The fundamental challenge is that scientific impact rarely follows a straight line. A discovery in particle physics might enable a medical imaging technology decades later through a chain of innovations no one predicted at the time. These diffuse, interconnected pathways make it nearly impossible to assign a clean rate of return to any single research investment. Treating publicly funded science purely as an economic input, where the goal is to maximize financial returns, misrepresents what most government-funded research is designed to do.
Altmetrics: Tracking Attention Online
Traditional citation metrics miss a lot. They don’t capture when a paper is discussed on social media, covered by journalists, downloaded thousands of times, or referenced in a government policy document. Altmetrics fill this gap by tracking non-citation indicators of attention and engagement across online sources.
Altmetric platforms monitor mentions in news stories, blog posts, policy documents, social media platforms, and reference managers. Many journal websites display an “altmetric donut,” a color-coded visual showing where a paper has received attention. Usage metrics like views and downloads indicate how many people are reading the work, while mention metrics track references in news, blogs, or policy briefs.
Altmetrics are especially useful for capturing early-stage and public-facing impact. A paper that shapes national health policy or goes viral on social media may have enormous real-world influence that citation counts alone would miss entirely.
The Push to Reform Impact Measurement
The dominance of citation-based metrics has generated serious backlash. The San Francisco Declaration on Research Assessment, known as DORA, is the most prominent reform effort. Its core recommendation is blunt: do not use journal-based metrics like the impact factor as a stand-in for the quality of individual research articles, individual scientists, or hiring and promotion decisions.

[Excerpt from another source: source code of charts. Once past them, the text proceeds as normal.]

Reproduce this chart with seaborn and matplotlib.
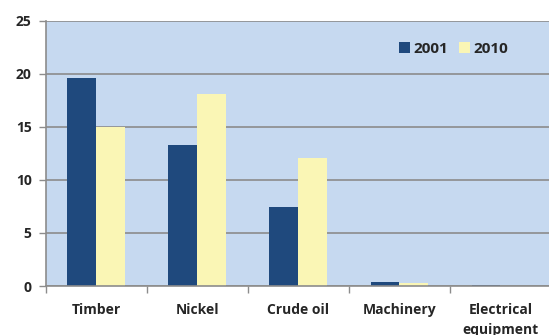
import matplotlib
matplotlib.use("Agg")
import matplotlib.pyplot as plt
import seaborn as sns
import pandas as pd
from matplotlib.ticker import FixedLocator, NullFormatter

categories = ["Timber", "Nickel", "Crude oil", "Machinery", "Electrical\nequipment"]
years = ["2001", "2010"]
values_2001 = [19.6, 13.3, 7.45, 0.4, 0.1]
values_2010 = [15.0, 18.1, 12.1, 0.25, 0.03]
yticks = [0, 5, 10, 15, 20, 25]

df = pd.DataFrame({
    "category": categories * 2,
    "year": [years[0]] * len(categories) + [years[1]] * len(categories),
    "value": values_2001 + values_2010,
})

sns.set_theme(style="white")
plt.rcParams['font.family'] = ['Open Sans', 'DejaVu Sans']

fig = plt.figure(figsize=(5.49, 3.35), dpi=100)
ax = fig.add_axes([45.5 / 549, 1 - 286 / 335, (551 - 45.5) / 549, (286 - 20.7) / 335])

palette = {"2001": "#1F497D", "2010": "#FAF6B5"}
sns.barplot(data=df, x="category", y="value", hue="year", order=categories,
            hue_order=years, palette=palette, width=0.57, ax=ax,
            edgecolor="none", linewidth=0, saturation=1)

ax.set_facecolor("#C6D9F0")
ax.set_xlim(-0.5, len(categories) - 0.5)
ax.set_ylim(0, 25)
ax.set_yticks(yticks)
ax.set_yticklabels([str(v) for v in yticks], fontweight="bold", fontsize=10)
ax.grid(axis="y", color="#8C8C8C", linewidth=1.2)
ax.set_axisbelow(True)
ax.set_xlabel("")
ax.set_ylabel("")

ax.set_xticks(range(len(categories)))
ax.set_xticklabels(categories, fontweight="bold", fontsize=10, linespacing=1.6)
ax.tick_params(axis="x", which="major", length=0, pad=12)
ax.xaxis.set_minor_locator(FixedLocator([i - 0.5 for i in range(len(categories) + 1)]))
ax.xaxis.set_minor_formatter(NullFormatter())
ax.tick_params(axis="x", which="minor", length=5, width=1, color="#8C8C8C", direction="out", bottom=True)
ax.tick_params(axis="y", length=5, width=1, color="#8C8C8C", direction="out", left=True, pad=5)

for side in ["top", "right"]:
    ax.spines[side].set_visible(False)
for side in ["left", "bottom"]:
    ax.spines[side].set_color("#8C8C8C")
    ax.spines[side].set_linewidth(1.2)

handles, labels = ax.get_legend_handles_labels()
leg = ax.legend(handles, labels, ncol=2, frameon=False, loc="center left",
                bbox_to_anchor=(0.699, 0.895), borderaxespad=0, borderpad=0,
                handlelength=0.75, handleheight=0.75,
                handletextpad=0.2, columnspacing=0.7,
                prop={"weight": "bold", "size": 11})

fig.savefig("out.png", dpi=100, facecolor="white")
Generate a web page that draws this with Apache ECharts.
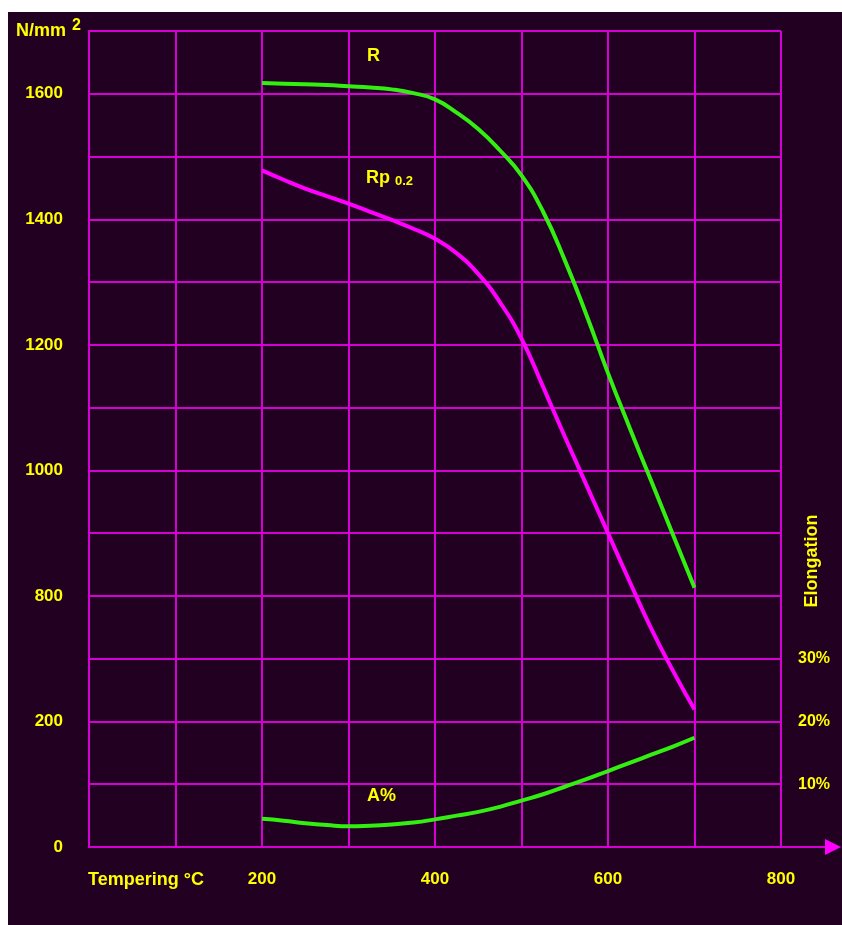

DORA calls on funding agencies to be explicit about their evaluation criteria and to emphasize, especially for early-career scientists, that the scientific content of a paper matters far more than the impact factor of the journal it appeared in. It asks researchers serving on hiring and tenure committees to base their assessments on what the science actually says, not on where it was published or how many times it was cited.
The concern driving these reforms is that when careers hinge on metrics, scientists optimize for the metrics rather than for good science. This can incentivize flashy, publishable results over careful, reproducible work. It can push researchers toward hot topics and away from important but niche questions. The metrics of scientific impact have become the driving force behind the academic environment, and many scientists and institutions are now reckoning with whether that force is pointed in the right direction.